**DATA FOR THIS TASK**

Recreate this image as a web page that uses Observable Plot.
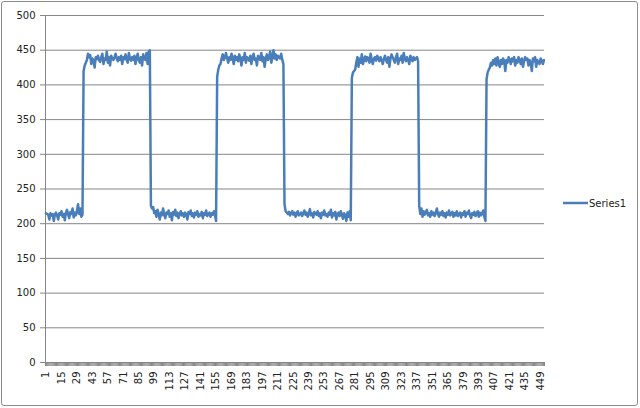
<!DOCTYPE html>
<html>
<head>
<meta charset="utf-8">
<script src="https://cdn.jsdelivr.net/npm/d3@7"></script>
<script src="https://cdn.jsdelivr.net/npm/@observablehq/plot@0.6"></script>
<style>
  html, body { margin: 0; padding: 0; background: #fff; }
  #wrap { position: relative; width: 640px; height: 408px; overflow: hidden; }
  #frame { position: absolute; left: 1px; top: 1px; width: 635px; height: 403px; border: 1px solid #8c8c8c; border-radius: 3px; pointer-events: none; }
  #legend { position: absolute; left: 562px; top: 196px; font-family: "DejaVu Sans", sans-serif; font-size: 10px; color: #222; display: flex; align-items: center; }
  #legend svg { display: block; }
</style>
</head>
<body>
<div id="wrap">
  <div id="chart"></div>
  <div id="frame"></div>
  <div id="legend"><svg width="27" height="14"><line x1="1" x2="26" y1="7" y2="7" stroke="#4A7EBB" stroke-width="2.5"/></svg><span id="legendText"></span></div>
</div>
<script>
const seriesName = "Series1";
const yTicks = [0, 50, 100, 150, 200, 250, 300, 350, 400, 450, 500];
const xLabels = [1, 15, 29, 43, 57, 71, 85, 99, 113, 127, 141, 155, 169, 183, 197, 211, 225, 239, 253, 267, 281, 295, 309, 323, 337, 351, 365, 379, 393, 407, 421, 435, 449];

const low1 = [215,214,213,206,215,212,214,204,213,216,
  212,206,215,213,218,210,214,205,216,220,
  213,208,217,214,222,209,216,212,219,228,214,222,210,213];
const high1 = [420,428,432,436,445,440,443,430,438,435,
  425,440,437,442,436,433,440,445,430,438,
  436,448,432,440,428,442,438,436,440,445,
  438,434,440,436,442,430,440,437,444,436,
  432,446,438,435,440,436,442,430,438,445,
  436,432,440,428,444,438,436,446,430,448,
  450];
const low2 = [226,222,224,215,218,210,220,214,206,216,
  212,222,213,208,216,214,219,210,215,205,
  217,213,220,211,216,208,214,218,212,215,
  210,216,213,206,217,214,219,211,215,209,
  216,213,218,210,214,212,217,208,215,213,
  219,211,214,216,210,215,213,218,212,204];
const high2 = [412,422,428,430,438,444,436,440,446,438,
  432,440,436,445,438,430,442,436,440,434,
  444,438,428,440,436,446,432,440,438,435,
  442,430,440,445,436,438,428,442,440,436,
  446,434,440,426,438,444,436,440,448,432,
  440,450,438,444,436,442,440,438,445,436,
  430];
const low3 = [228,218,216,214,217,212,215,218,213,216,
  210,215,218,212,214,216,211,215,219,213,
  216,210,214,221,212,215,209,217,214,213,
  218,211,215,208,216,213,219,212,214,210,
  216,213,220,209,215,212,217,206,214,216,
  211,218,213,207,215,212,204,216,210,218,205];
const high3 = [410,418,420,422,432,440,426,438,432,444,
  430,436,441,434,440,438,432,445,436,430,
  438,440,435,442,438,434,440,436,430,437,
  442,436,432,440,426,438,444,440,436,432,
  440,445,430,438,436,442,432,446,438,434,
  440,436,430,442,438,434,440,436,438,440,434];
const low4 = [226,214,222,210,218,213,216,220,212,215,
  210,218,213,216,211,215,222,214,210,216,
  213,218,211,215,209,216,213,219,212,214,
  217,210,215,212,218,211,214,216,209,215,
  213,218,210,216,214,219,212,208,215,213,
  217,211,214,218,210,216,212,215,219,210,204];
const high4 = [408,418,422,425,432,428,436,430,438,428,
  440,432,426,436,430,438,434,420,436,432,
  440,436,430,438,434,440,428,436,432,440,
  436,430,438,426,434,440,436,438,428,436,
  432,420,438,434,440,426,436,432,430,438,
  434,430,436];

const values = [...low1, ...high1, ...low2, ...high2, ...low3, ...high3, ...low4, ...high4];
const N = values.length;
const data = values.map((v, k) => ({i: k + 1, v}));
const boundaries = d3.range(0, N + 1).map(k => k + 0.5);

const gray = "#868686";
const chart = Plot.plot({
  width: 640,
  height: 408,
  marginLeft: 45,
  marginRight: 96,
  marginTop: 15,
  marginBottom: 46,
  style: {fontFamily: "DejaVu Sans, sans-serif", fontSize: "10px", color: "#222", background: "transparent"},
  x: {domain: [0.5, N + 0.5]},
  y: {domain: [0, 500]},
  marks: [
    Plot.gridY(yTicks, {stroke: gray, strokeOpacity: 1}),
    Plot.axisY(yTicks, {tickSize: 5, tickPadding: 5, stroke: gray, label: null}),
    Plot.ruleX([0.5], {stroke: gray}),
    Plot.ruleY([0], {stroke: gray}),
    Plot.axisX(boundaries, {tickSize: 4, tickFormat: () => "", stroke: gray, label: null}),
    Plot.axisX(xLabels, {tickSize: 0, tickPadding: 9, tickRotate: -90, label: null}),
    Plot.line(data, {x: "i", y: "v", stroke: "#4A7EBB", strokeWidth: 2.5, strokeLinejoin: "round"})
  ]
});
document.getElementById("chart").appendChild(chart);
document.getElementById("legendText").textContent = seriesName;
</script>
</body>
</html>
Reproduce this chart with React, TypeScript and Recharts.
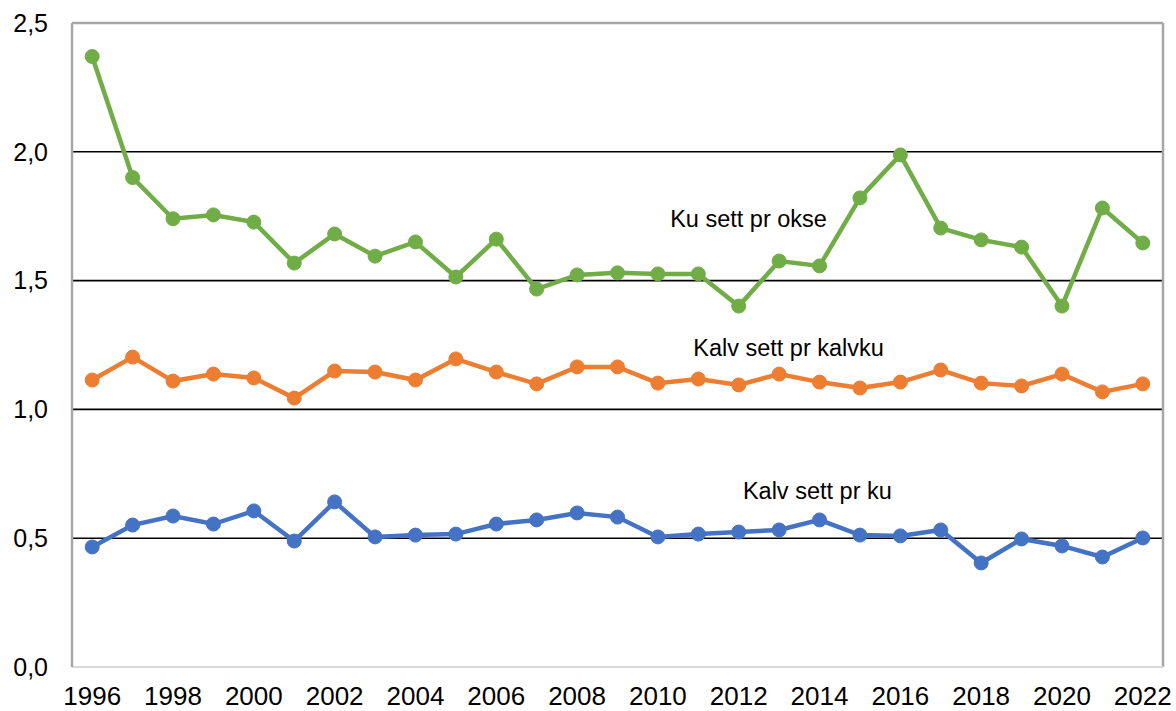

**REQUEST**
Omit all pictures while transcribing the entries verbatim.

**SOLUTION TO THE EXERCISE**
Recreate this image as a web page that uses Observable Plot.
<!DOCTYPE html>
<html>
<head>
<meta charset="utf-8">
<script src="https://cdn.jsdelivr.net/npm/d3@7"></script>
<script src="https://cdn.jsdelivr.net/npm/@observablehq/plot@0.6"></script>
<style>
  html, body { margin: 0; padding: 0; background: #fff; }
  #wrap { position: relative; width: 640px; height: 408px; overflow: hidden; }
  #frame { position: absolute; left: 1px; top: 1px; width: 635px; height: 403px; border: 1px solid #8c8c8c; border-radius: 3px; pointer-events: none; }
  #legend { position: absolute; left: 562px; top: 196px; font-family: "DejaVu Sans", sans-serif; font-size: 10px; color: #222; display: flex; align-items: center; }
  #legend svg { display: block; }
</style>
</head>
<body>
<div id="wrap">
  <div id="chart"></div>
  <div id="frame"></div>
  <div id="legend"><svg width="27" height="14"><line x1="1" x2="26" y1="7" y2="7" stroke="#4A7EBB" stroke-width="2.5"/></svg><span id="legendText"></span></div>
</div>
<script>
const seriesName = "Series1";
const yTicks = [0, 50, 100, 150, 200, 250, 300, 350, 400, 450, 500];
const xLabels = [1, 15, 29, 43, 57, 71, 85, 99, 113, 127, 141, 155, 169, 183, 197, 211, 225, 239, 253, 267, 281, 295, 309, 323, 337, 351, 365, 379, 393, 407, 421, 435, 449];

const low1 = [215,214,213,206,215,212,214,204,213,216,
  212,206,215,213,218,210,214,205,216,220,
  213,208,217,214,222,209,216,212,219,228,214,222,210,213];
const high1 = [420,428,432,436,445,440,443,430,438,435,
  425,440,437,442,436,433,440,445,430,438,
  436,448,432,440,428,442,438,436,440,445,
  438,434,440,436,442,430,440,437,444,436,
  432,446,438,435,440,436,442,430,438,445,
  436,432,440,428,444,438,436,446,430,448,
  450];
const low2 = [226,222,224,215,218,210,220,214,206,216,
  212,222,213,208,216,214,219,210,215,205,
  217,213,220,211,216,208,214,218,212,215,
  210,216,213,206,217,214,219,211,215,209,
  216,213,218,210,214,212,217,208,215,213,
  219,211,214,216,210,215,213,218,212,204];
const high2 = [412,422,428,430,438,444,436,440,446,438,
  432,440,436,445,438,430,442,436,440,434,
  444,438,428,440,436,446,432,440,438,435,
  442,430,440,445,436,438,428,442,440,436,
  446,434,440,426,438,444,436,440,448,432,
  440,450,438,444,436,442,440,438,445,436,
  430];
const low3 = [228,218,216,214,217,212,215,218,213,216,
  210,215,218,212,214,216,211,215,219,213,
  216,210,214,221,212,215,209,217,214,213,
  218,211,215,208,216,213,219,212,214,210,
  216,213,220,209,215,212,217,206,214,216,
  211,218,213,207,215,212,204,216,210,218,205];
const high3 = [410,418,420,422,432,440,426,438,432,444,
  430,436,441,434,440,438,432,445,436,430,
  438,440,435,442,438,434,440,436,430,437,
  442,436,432,440,426,438,444,440,436,432,
  440,445,430,438,436,442,432,446,438,434,
  440,436,430,442,438,434,440,436,438,440,434];
const low4 = [226,214,222,210,218,213,216,220,212,215,
  210,218,213,216,211,215,222,214,210,216,
  213,218,211,215,209,216,213,219,212,214,
  217,210,215,212,218,211,214,216,209,215,
  213,218,210,216,214,219,212,208,215,213,
  217,211,214,218,210,216,212,215,219,210,204];
const high4 = [408,418,422,425,432,428,436,430,438,428,
  440,432,426,436,430,438,434,420,436,432,
  440,436,430,438,434,440,428,436,432,440,
  436,430,438,426,434,440,436,438,428,436,
  432,420,438,434,440,426,436,432,430,438,
  434,430,436];

const values = [...low1, ...high1, ...low2, ...high2, ...low3, ...high3, ...low4, ...high4];
const N = values.length;
const data = values.map((v, k) => ({i: k + 1, v}));
const boundaries = d3.range(0, N + 1).map(k => k + 0.5);

const gray = "#868686";
const chart = Plot.plot({
  width: 640,
  height: 408,
  marginLeft: 45,
  marginRight: 96,
  marginTop: 15,
  marginBottom: 46,
  style: {fontFamily: "DejaVu Sans, sans-serif", fontSize: "10px", color: "#222", background: "transparent"},
  x: {domain: [0.5, N + 0.5]},
  y: {domain: [0, 500]},
  marks: [
    Plot.gridY(yTicks, {stroke: gray, strokeOpacity: 1}),
    Plot.axisY(yTicks, {tickSize: 5, tickPadding: 5, stroke: gray, label: null}),
    Plot.ruleX([0.5], {stroke: gray}),
    Plot.ruleY([0], {stroke: gray}),
    Plot.axisX(boundaries, {tickSize: 4, tickFormat: () => "", stroke: gray, label: null}),
    Plot.axisX(xLabels, {tickSize: 0, tickPadding: 9, tickRotate: -90, label: null}),
    Plot.line(data, {x: "i", y: "v", stroke: "#4A7EBB", strokeWidth: 2.5, strokeLinejoin: "round"})
  ]
});
document.getElementById("chart").appendChild(chart);
document.getElementById("legendText").textContent = seriesName;
</script>
</body>
</html>
Reproduce this chart with React, TypeScript and Recharts.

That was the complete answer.